Nearly as important as hiring personnel is the purchasing and upgrading of research equipment. Brandt Jensen, assistant scientist at Ames Laboratory, stresses the importance of finding the right balance of materials to create rare earth products.
“The basic form of the magnet is three metals, so we have to carefully weigh them in the right ratio,” Jensen said. “It’s a long process. To get a magnet you first have to melt them all together ... but it’s not complete yet, the atoms aren’t in the right location on the atomic level.”
In order to create a rare earth magnet to fit in a simple earphone, the magnet needs to go through several processes and characterizations to make sure it is just right.
Producing alternatives to and conservative use of rare earth materials is just one side of Ames Laboratory’s research.
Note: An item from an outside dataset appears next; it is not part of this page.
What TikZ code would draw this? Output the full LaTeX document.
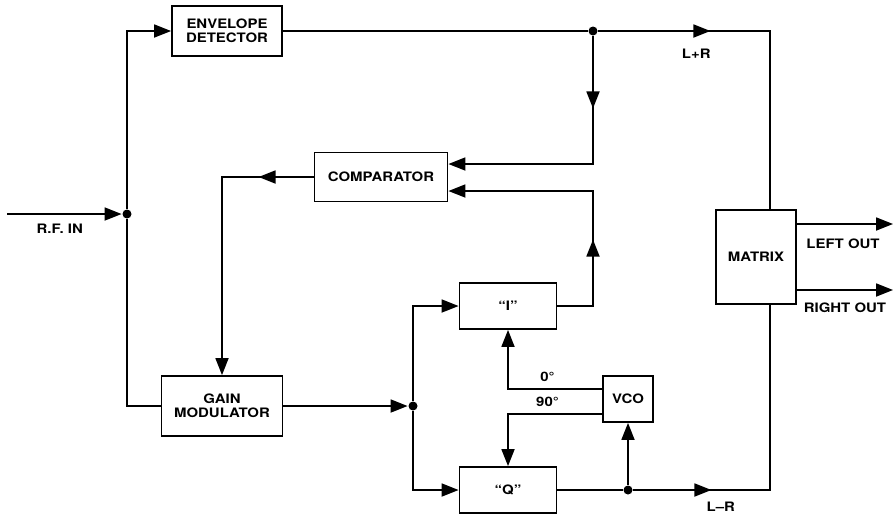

A new field called the economic forecasting and life cycle management of materials will give a holistic view of how different materials are being used and when scientists can start expecting those materials to be scarce.
“What we’re looking for is trying to understand the supply and demand dynamics of the rare earths ... but also using the economic analysis to try and predict what other materials are going to go critical suddenly without our being ready for it,” King said. “Today we’re dealing with the rare earths; tomorrow we’ll be dealing with something else.”
The economic analysis will take into account the political atmosphere in which materials are being produced in addition to predicting which areas are more at risk for large scale natural disasters.
Although he hasn’t had much time to himself since the announcement, King is enjoying the atmosphere of excitement that has overtaken the Ames Laboratory staff.
“We were all very excited,” Jensen said. “There’s going to be a lot more research opportunity, there’s going to be staff we train with, it’s going to open up a lot of doors.”